Research update – February 24, 2013 – Season Midpoint
Photo by Sarah Hadley
I know it has been a while since the last blog posting. While this might indicate that not much of interest has taken place, it is actually quite the opposite… We end up with so much going on that we have no time to write about it! We are now at the midpoint of the season in terms of time. People have come and gone, been sick and injured. Things have been constructed, broken and then fixed. A lot has been done and there is much still to do! The first part of the season has ended up being a huge amount of preparation and exploratory data collection. The main tasks we were working at were:
1. Finishing constructing and troubleshooting the RFID readers. Without these units in operation we can collect very little data this season!! Obviously this has been a critical hurdle.
2. We had to catch and tag all of the hummingbirds whose movement patterns we hope to study. This involves three or more capture sessions at each of the eight landscapes…
Photo by Adam Hadley
We have accomplished some important research, but there is still much left to do!
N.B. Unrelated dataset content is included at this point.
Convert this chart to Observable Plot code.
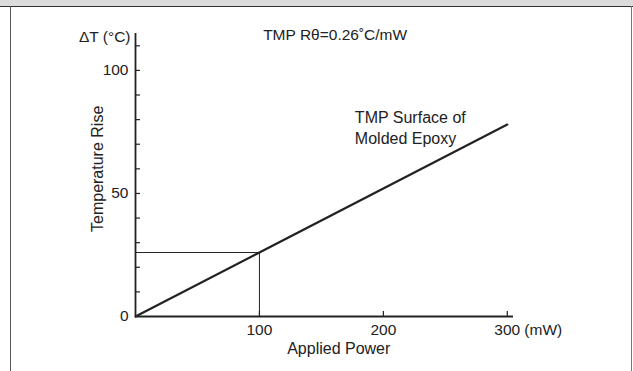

So far we have captured 187 birds!
Photo by Sarah Hadley
3. We had to design an antenna attachment to read the hummingbirds when they visit our feeder ‘flowers’. This was much harder than it sounds and involved a lot of time quietly watching how the hummingbirds position themselves when they come to feed and more ‘trial and error’ then we would have liked.
Photos by Evan Jackson
4. We ran a series of pollination experiments to continue our quest to find out why hummingbirds can pollinate when we can’t.
5. We laid out sampling designs in four forest patches in order to examine how hummingbirds move among our feeder stations. Each site begins with a central feeder where we captured hummingbirds and then has lines of feeders heading out in four different directions from this point. This design allows us to test how far hummingbirds are moving at sites with different amounts of forest, different forest patch sizes, and through different types of cover (For example: old forest, young forest, pasture, hedgerows).
What have we learned?
So far we only have the readers up at two of our grids. It looks as though the birds are visiting the feeders in both old and young forest and avoiding those in pasture. We will have to see if this pattern holds up as more data comes in. We have detected some individuals moving up to 550 m across our grid.
For the results of the pollination experiment we will have to wait a few of weeks until Adam is back in Oregon and can analyze the flowers we collected. This takes quite a bit of lab work and we have run out of time to do it here in the field.